The wild weather means that almost every morning and then every afternoon, there will need to be a Plan A, Plan B, quite possibly a Plan C and then even a Plan D or E. Our safety is her top priority but it’s also obvious that she is laser-focused on getting us the best experience she can and getting us off the ship as often as possible. She’s out with us every day, constantly directing the movements of the staff, crew, captain and passengers. She’s working with, managing and looking after more than 200 people in all, and works more or less around the clock, seven days a week, for up to three months at a time. In short, she is basically Superwoman and truly inspirational.

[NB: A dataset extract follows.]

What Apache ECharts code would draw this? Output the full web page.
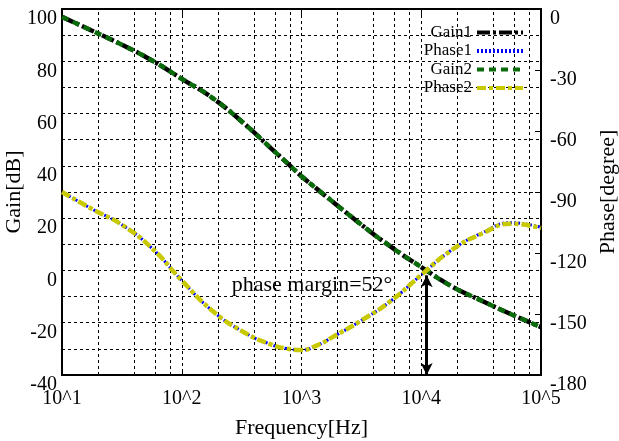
<!DOCTYPE html>
<html>
<head>
<meta charset="utf-8">
<script src="https://cdn.jsdelivr.net/npm/echarts@6/dist/echarts.min.js"></script>
<style>
html,body{margin:0;padding:0;background:#fff;}
#main{width:619px;height:441px;}
</style>
</head>
<body>
<div id="main"></div>
<script>
// frequency points [Hz]
var freqs = [10,18,32,56,100,180,320,560,750,1000,1350,1800,3200,5600,10000,18000,32000,56000,100000];
var gain1 = [97,91.6,86.2,80.4,73.3,66,56.8,46.6,41.3,36,31.1,26.5,17.3,9,1.3,-6.1,-11.6,-16.7,-21.7];
var gain2 = [97,91.6,86.2,80.4,73.3,66,56.8,46.6,41.3,36,31.1,26.5,17.3,9,1.3,-6.1,-11.6,-16.7,-21.7];
var phase1 = [-90,-98.5,-106.3,-117.5,-133.5,-148.4,-158.5,-165.1,-167,-167.7,-165.4,-161.5,-153,-143.5,-130.8,-118.5,-110.2,-105.1,-107.4];
var phase2 = [-90,-98.5,-106.3,-117.5,-133.5,-148.4,-158.5,-165.1,-167,-167.7,-165.4,-161.5,-153,-143.5,-130.8,-118.5,-110.5,-105.6,-107.7];

// log minor grid lines (2,4,6,8 per decade)
var minorFreqs = [20,40,60,80,200,400,600,800,2000,4000,6000,8000,20000,40000,60000,80000];

// phase margin annotation
var crossFreq = 11100;
var pmPhase = -131;
var pmText = 'phase margin=52°';
var pmTextAt = [1225, -5.6];

function pairs(xs, ys) {
  var out = [];
  for (var i = 0; i < xs.length; i++) out.push([xs[i], ys[i]]);
  return out;
}

var font = 'Liberation Serif';
var dash = [3, 3];

var myChart = echarts.init(document.getElementById('main'));
var option = {
  animation: false,
  grid: {
    left: 62, right: 78, top: 9, bottom: 66,
    outerBoundsMode: 'none',
    containLabel: false,
    show: true, borderColor: '#000', borderWidth: 2, backgroundColor: 'transparent'
  },
  legend: {
    orient: 'vertical',
    right: 89,
    top: 19,
    align: 'right',
    itemWidth: 46,
    itemHeight: 10,
    itemGap: 1.5,
    itemStyle: { opacity: 0 },
    lineStyle: { width: 4 },
    textStyle: { fontFamily: font, fontSize: 17, color: '#000' },
    data: ['Gain1', 'Phase1', 'Gain2', 'Phase2']
  },
  xAxis: [{
    type: 'log',
    logBase: 10,
    min: 10,
    max: 100000,
    name: 'Frequency[Hz]',
    nameLocation: 'middle',
    nameGap: 42,
    nameMoveOverlap: false,
    nameTextStyle: { fontFamily: font, fontSize: 22, color: '#000' },
    axisLine: { onZero: false, lineStyle: { color: '#000', width: 2 } },
    axisTick: { inside: true, length: 6, lineStyle: { color: '#000' } },
    axisLabel: {
      fontFamily: font, fontSize: 20, color: '#000', margin: 14,
      showMinLabel: true, showMaxLabel: true,
      formatter: function (v) { return '10^' + Math.round(Math.log10(v)); }
    },
    splitLine: { show: true, lineStyle: { color: '#000', width: 1, type: dash } }
  }, {
    type: 'log',
    logBase: 10,
    min: 10,
    max: 100000,
    position: 'top',
    axisLine: { onZero: false, lineStyle: { color: '#000', width: 2 } },
    axisTick: { inside: true, length: 6, lineStyle: { color: '#000' } },
    axisLabel: { show: false },
    splitLine: { show: false }
  }],
  yAxis: [{
    type: 'value',
    min: -40,
    max: 100,
    interval: 10,
    name: 'Gain[dB]',
    nameLocation: 'middle',
    nameGap: 37,
    nameMoveOverlap: false,
    nameTextStyle: { fontFamily: font, fontSize: 22, color: '#000' },
    axisLine: { show: true, lineStyle: { color: '#000', width: 2 } },
    axisTick: { show: false },
    axisLabel: {
      fontFamily: font, fontSize: 20, color: '#000', margin: 5,
      verticalAlign: 'top',
      formatter: function (v) { return v % 20 === 0 ? String(v) : ''; }
    },
    splitLine: { show: true, lineStyle: { color: '#000', width: 1, type: dash } }
  }, {
    type: 'value',
    min: -180,
    max: 0,
    interval: 30,
    position: 'right',
    name: 'Phase[degree]',
    nameLocation: 'middle',
    nameGap: 56,
    nameMoveOverlap: false,
    nameTextStyle: { fontFamily: font, fontSize: 22, color: '#000' },
    axisLine: { show: true, lineStyle: { color: '#000', width: 2 } },
    axisTick: { show: true, inside: true, length: 6, lineStyle: { color: '#000' } },
    axisLabel: {
      fontFamily: font, fontSize: 20, color: '#000', margin: 9,
      verticalAlign: 'top'
    },
    splitLine: { show: false }
  }],
  series: [{
    name: 'Gain1',
    type: 'line',
    yAxisIndex: 0,
    data: pairs(freqs, gain1),
    smooth: 0.5,
    symbol: 'none',
    color: '#000',
    lineStyle: { color: '#000', width: 4.5, type: [13, 3, 3, 3] },
    markLine: {
      silent: true,
      z: 1,
      symbol: 'none',
      label: { show: false },
      lineStyle: { color: '#000', width: 1, type: dash },
      data: minorFreqs.map(function (f) { return { xAxis: f }; })
    }
  }, {
    name: 'Phase1',
    type: 'line',
    yAxisIndex: 1,
    data: pairs(freqs, phase1),
    smooth: 0.5,
    symbol: 'none',
    color: '#0000ff',
    lineStyle: { color: '#0000ff', width: 3, type: [2, 2] }
  }, {
    name: 'Gain2',
    type: 'line',
    yAxisIndex: 0,
    data: pairs(freqs, gain2),
    smooth: 0.5,
    symbol: 'none',
    color: '#0a6b0a',
    lineStyle: { color: '#0a6b0a', width: 4.5, type: [7, 5] },
    markPoint: {
      silent: true,
      symbol: 'circle',
      symbolSize: 0,
      label: {
        show: true, position: 'inside', formatter: pmText,
        fontFamily: font, fontSize: 22, color: '#000'
      },
      data: [{ coord: pmTextAt }]
    }
  }, {
    name: 'Phase2',
    type: 'line',
    yAxisIndex: 1,
    data: pairs(freqs, phase2),
    smooth: 0.5,
    symbol: 'none',
    color: '#c9c900',
    lineStyle: { color: '#c9c900', width: 4.5, type: [9, 3, 4, 3] },
    markLine: {
      silent: true,
      z: 10,
      symbol: ['arrow', 'arrow'],
      symbolSize: [9, 12],
      label: { show: false },
      lineStyle: { color: '#000', width: 3, type: 'solid' },
      data: [[{ coord: [crossFreq, pmPhase] }, { coord: [crossFreq, -180] }]]
    }
  }]
};
myChart.setOption(option);
</script>
</body>
</html>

Also in the expedition team is Seb Coulthard, a historian, adventurer and Fellow of the Royal Geographical Society. His input is invaluable and he brings the fascinating and little-known history to life. How so much information fits into one brain astounded me as he was incredibly knowledgeable on a vast array of topics. This is a consistent theme – most of the staff, while they have a specialism on-board (ornithologist, marine mammal expert, geologist, photographer), they could basically all interchange if they wanted to and seem to know more or less about everything polar.
The sense of fun and enthusiasm among them is infectious. Every time we see a spectacular wildlife display, which was once in a lifetime for most of us but pretty commonplace for them, they all seem to still feel it the same way we do. Many of them have worked in the polar regions for decades, but it is their life and their love and so they feel everything as deeply as we do. The way they interact with each other and with the guests is magical. There is so much laughter and endless scintillating conversation. They eat with us at meal times and they’re always to be found somewhere around the ship, so you really get the chance to get to know each of them as people as well as your guides. They're all full of thousands of mind-blowing stories of past adventures.
The unpredictability of the voyage is yet another part of what makes it so special – you are fully at the mercy of the ice, the wind and the wildlife, so each day, while there is always a plan laid out for you, you never know what’s going to happen. It’s a great lesson in going with the flow. One morning, Plan A was scuppered by some sea ice, but en route to Plan B, a pod of orcas came so close to the bow of the boat that they were touching it. I was up front, leaning over the side, and it immediately became one of my most exhilarating wildlife encounters, of which I’m fortunate to have had many. The captain stopped the ship and we watched them swimming around us – it was unforgettable.
Having done a classic peninsula voyage, I now can’t wait to one day go back, as there’s so much more to see. The longer peninsula voyage where you venture yet further south and cross into the polar circle opens up much more history, with many more abandoned and completely preserved research bases to be explored, opening up the possibility to step inside the fascinating world of polar exploration. The three-week Falklands, South Georgia and Antarctic Peninsula voyage, however, is now my most yearned-for experience. The history of the Falklands and the ultimate wildlife Mecca that is South Georgia now call to me.
South Georgia, every single expedition team member agrees, is the jewel in Antarctica’s crown. The photos I’ve seen of a beach with literally hundreds of thousands of king penguins are astounding. Yet more history abounds here with Scott’s grave and the abandoned whaling station he famously got to after the greatest nautical feat of survival in history. I need to see this.